Saturday, November 21, 2009

Hate Speech as Political Discourse?

The level of public discourse in the U.S. is heading straight for the gutter. The billboard above, currently posted in front of a car dealership in Colorado, represents the kind of wild associations and free floating hatred that has bubbled up in the year since Barack Obama was elected President. The owner of the billboard, Phil West, said the following in defense of his sign, which among other things, links the President directly to the Fort Hood shootings:

"Everything I have read about Mr. Obama points right to the fact that he is a Muslim. And that is the agenda of what Muslim is all about. It's about anti-American, it's about anti-Christianity."

You can read more about it in this article.

Signs like this, and speech like that of Mr. West, are all too commonplace. It's only a matter of time before this kind of misinformation, often linked to barely veiled hate speech, is going to boil over. Even though I don't agree with our President on all that much politically, I'm concerned for him and his family. However, what's more troubling is the potential for the kinds of attacks like this one, on a Greek Orthodox Priest mistaken for a "terrorist," will start occurring with much more frequency.

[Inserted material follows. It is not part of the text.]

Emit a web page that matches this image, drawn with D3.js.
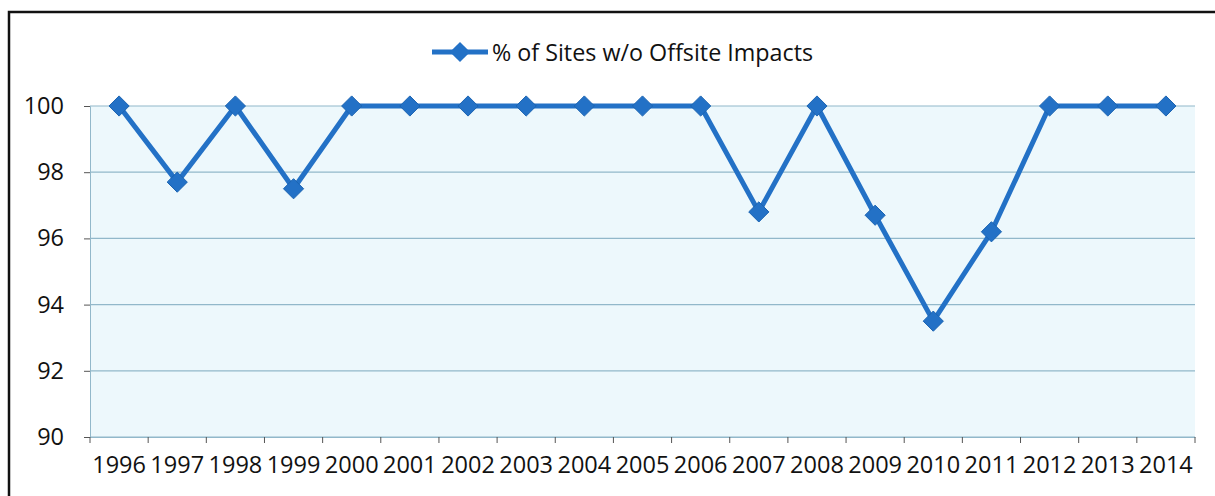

As a supporter of free speech, I believe that people like Mr. West have the right to express their views. But if they think freedom means to be able to say what they want without any consequences, they are sorely ignorant. Buddhists, and others who value peace and justice need to do our best to expose the seeds of greed, hatred, and ignorance behind these kinds of acts, and the speech that goes with them. That starts with sitting down, and cultivating patience and compassion. But it can't end there. There might be nothing we can do, ultimately, to prevent violence from unfolding, but if we don't make an effort, even a small one, then we'll be nothing more than a circle of monks and nuns sitting in the center of a burning house.

1 comment:

Algernon said...

May we have the social courage to point out the seeds of violence when they are presented to us as "conversation," to practice deep listening and kind, loving, truthful speech.